A resolution calling on the City Council to accept Palestinian statehood while acting as “facilitators of peace” was rejected by a committee Friday, ending a sometimes raucous round of Mideast politics at City Hall.
Initiated by Councilman Charles Barron of Brooklyn and cosponsored by five others — all of whom represent heavily African-American districts — the resolution called for an “evenhanded policy in the Middle East” and a halt to “the killing of innocent Palestinians and Israelis.” The Council should support both Israel’s right to exist in safety and security and the creation of a Palestinian state, the measure said.
The committee on Cultural Affairs, Libraries and International Intergroup Relations voted 3-2 to kill the resolution, preventing a vote before the full Council.
“Politics will not allow my colleagues to be morally courageous,” said Barron before the vote.
Barron said he was under no illusion that the measure would pass, and noted that a Council delegation that went to Israel last month, led by Speaker Gifford Miller, made no attempt to hear the Palestinian side of the conflict. He suggested some of those colleagues had calculated that supporting Palestinian rights would impede their bids for higher office.
“There’s a lot of pressure in New York when you want to say you want to see a Palestinian not killed,” said Barron, speaking from the chair normally occupied by Public Advocate Betsy Gotbaum, who presides over meetings of the full Council.
As Barron spoke, Councilman Simcha Felder of Borough Park — sitting just below Barron — held up a poster featuring a Palestinian child dressed in a mock suicide bomber costume. The poster read “Grow Up — Don’t Blow Up.”
Barron drafted his resolution in response to a spate of pro-Israel resolutions by Jewish Council members written as violence between Israelis and Palestinians worsened.
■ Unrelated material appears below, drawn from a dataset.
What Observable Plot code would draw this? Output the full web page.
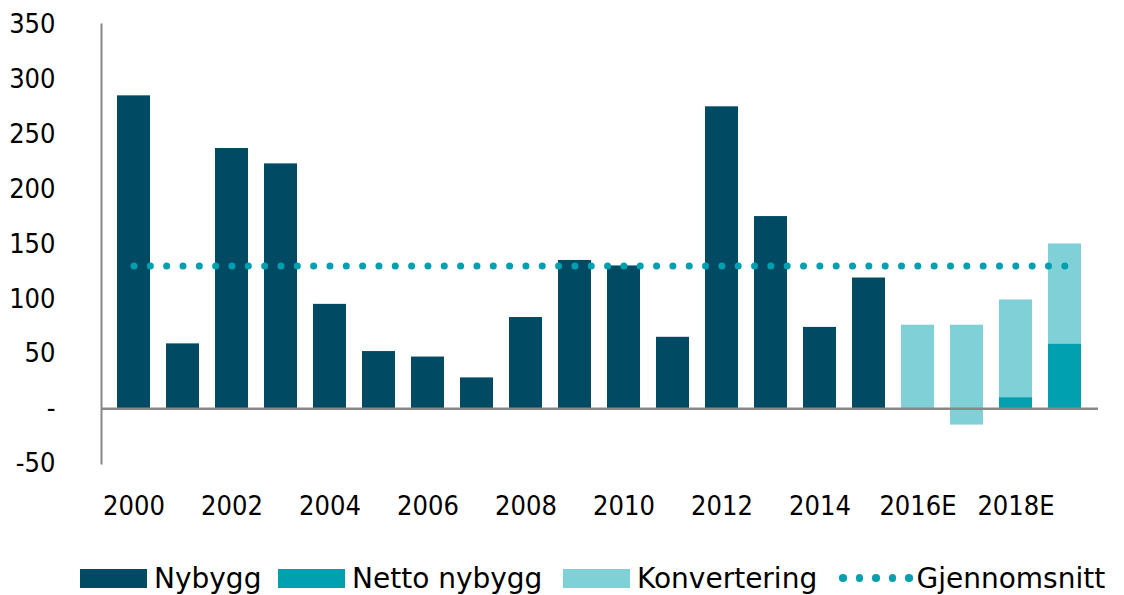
<!DOCTYPE html>
<html><head><meta charset="utf-8">
<script src="https://cdn.jsdelivr.net/npm/d3@7"></script>
<script src="https://cdn.jsdelivr.net/npm/@observablehq/plot@0.6"></script>
<style>
body{margin:0;background:#fff;font-family:"DejaVu Sans Condensed","DejaVu Sans",sans-serif;}
#wrap{position:relative;width:1124px;height:595px;}
#legend{position:absolute;left:0;top:562px;width:1124px;height:32px;font-family:"DejaVu Sans",sans-serif;font-size:28px;color:#000;}
.item{position:absolute;top:0;height:32px;display:flex;align-items:center;white-space:nowrap;}
.sw{width:67px;height:19px;margin-right:7px;}
.dots{display:flex;align-items:center;margin-right:4px;}
.dots span{width:7.5px;height:7.5px;border-radius:50%;background:#00a0b0;margin-right:9px;}
.dots span:last-child{margin-right:0}
</style></head><body>
<div id="wrap"><div id="chart"></div><div id="legend"></div></div>
<script>
const years = ["2000","2001","2002","2003","2004","2005","2006","2007","2008","2009","2010","2011","2012","2013","2014","2015","2016E","2017E","2018E","2019E"];
const nybygg = [285,59,237,223,95,52,47,28,83,135,130,65,275,175,74,119,0,0,0,0];
const nettoNybygg = [0,0,0,0,0,0,0,0,0,0,0,0,0,0,0,0,0,0,10,59];
const konvertering = [0,0,0,0,0,0,0,0,0,0,0,0,0,0,0,0,76,76,89,91];
const konverteringNeg = [0,0,0,0,0,0,0,0,0,0,0,0,0,0,0,0,0,-15,0,0];
const gjennomsnitt = 130;
const tickYears = ["2000","2002","2004","2006","2008","2010","2012","2014","2016E","2018E"];
const series = ["Nybygg","Netto nybygg","Konvertering"];
const colors = ["#004b63","#00a0b0","#80d0d8"];
const legendLabels = ["Nybygg","Netto nybygg","Konvertering","Gjennomsnitt"];

const rows = [];
years.forEach((y,i)=>{
  rows.push({year:y, s:"Nybygg", v:nybygg[i]});
  rows.push({year:y, s:"Netto nybygg", v:nettoNybygg[i]});
  rows.push({year:y, s:"Konvertering", v:konvertering[i]});
  rows.push({year:y, s:"Konvertering", v:konverteringNeg[i]});
});
const avg = years.map(y=>({year:y, v:gjennomsnitt}));

const chart = Plot.plot({
  width:1124, height:530,
  marginLeft:101, marginRight:26, marginTop:24, marginBottom:67,
  style:{fontFamily:'"DejaVu Sans Condensed","DejaVu Sans",sans-serif', fontSize:"27px", fontStretch:"condensed", color:"#000"},
  x:{domain:years, padding:0.32, label:null},
  y:{domain:[-50,350], label:null},
  color:{domain:series, range:colors},
  marks:[
    Plot.frame({anchor:"left", stroke:"#888", strokeWidth:2}),
    Plot.barY(rows, Plot.stackY({x:"year", y:"v", fill:"s", order:series})),
    Plot.ruleY([0], {stroke:"#888", strokeWidth:2.5}),
    Plot.lineY(avg, {x:"year", y:"v", stroke:"#00a0b0", strokeWidth:7, strokeDasharray:"0 16.33", strokeLinecap:"round"}),
    Plot.axisY({ticks:[-50,0,50,100,150,200,250,300,350], tickSize:0, tickPadding:46, tickFormat:d=>d===0?"-":String(d), fill:"#000"}),
    Plot.axisX({ticks:tickYears, tickSize:0, tickPadding:32, fill:"#000"})
  ]
});
document.getElementById("chart").appendChild(chart);

const leg = document.getElementById("legend");
const lefts = [80, 278, 563, 839];
legendLabels.forEach((s,i)=>{
  const d=document.createElement("div");d.className="item";d.style.left=lefts[i]+"px";
  if(i<3){
    d.innerHTML=`<div class="sw" style="background:${colors[i]}"></div><span>${s}</span>`;
  } else {
    d.innerHTML=`<div class="dots"><span></span><span></span><span></span><span></span><span></span></div><span>${s}</span>`;
  }
  leg.appendChild(d);
});
</script>
</body></html>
During one hearing, Palestinian supporters engaged Zionists in a stormy debate more reminiscent of the United Nations General Assembly than the municipal Legislature.
But on the same day a diverse group of 12 Council members returned from their solidarity visit to Israel, the Cultural Affairs committee, and later the full Council, approved with a single vote a handful of resolutions condemning suicide bombers, calling for the closure of Palestinian offices here and condemning European anti-Semitism.
Miller refused to allow Barron’s measure to be included in that vote, and the Cultural Affairs committee — chaired by Jose Serrano Jr. of the Bronx — scheduled the vote for Friday.
Three other measures — calling for the recognition of Filipino American veterans, support for a Lutheran priest who was disciplined for taking part in an ecumenical 9-11 memorial service, and an end to Navy bombing on Vieques — were passed by the committee without debate.
Before the vote, Serrano said he opposed Barron’s measure because it was too late to say that the Council would not take sides in the Mideast debate.
“We have taken a stand already,” said Serrano, who took part in the Israel trip last month.
Standing on the steps of City Hall, Serrano told The Jewish Week he “believes in the sanctity and security of the State of Israel,” and that the resolution “flies in the face of everything I believe in … It draws an equivalence between two different styles, one of which I wholeheartedly disagree with, and that is terrorism.”
Opponents of the measure had claimed the “evenhanded” resolution, by calling for a halt to the killing of both Palestinians and Israelis, fails to make a distinction between those killed by Israel in the course of prevention of and retaliation for terrorism, and those murdered in bombings and other acts of violence directed at civilians.
“Nowhere in my resolution does it say that,” Barron insisted.
The full text of the resolution calls for “an evenhanded policy in the Middle East and a halt to the killings of innocent Palestinians and Israelis; calling upon the City Council to serve as facilitators of peace and not to appear to take sides in the conflict; recognizes that just as the Council supports Israel’s right to exist with safe and secure boundaries, so too must the Council support Palestinian self-determination and the creation of a Palestinian state; and emphatically states that only through dialogue and peaceful negotiation can these historic conflicts be resolved.”
The measure was cosponsored by Barron, Al Vann and Yvette Clarke of Brooklyn, Helen Foster and Larry Seabrook of the Bronx, and Phil Reed of Manhattan. Clarke, whose district includes Crown Heights, is the only member to support the measure who represents a large Jewish community. All six members are Democrats.
The American-Arab Anti-Discrimination Committee lobbied for the measure, calling on supporters to contact members of the Cultural Affairs committee to urge a yes vote.
But the group did not testify at the hearing, and only a single representative appeared to be present, distributing a background sheet to reporters.
“Previous resolutions on this issue have ignored the suffering and human rights of the Palestinians,” the background sheet charged.
Although Barron and Felder’s disagreement on the measure was apparent, they are known to have a cordial relationship, and Felder was seen informing Barron before the hearing of his plan to display the poster. The two then shook hands.
Earlier in the month Barron invited President Robert Mugabe of Zimbabwe to City Hall.
Notably, Barron did not call for an evenhanded approach to the volatile dispute with white farmers over land in that south African nation.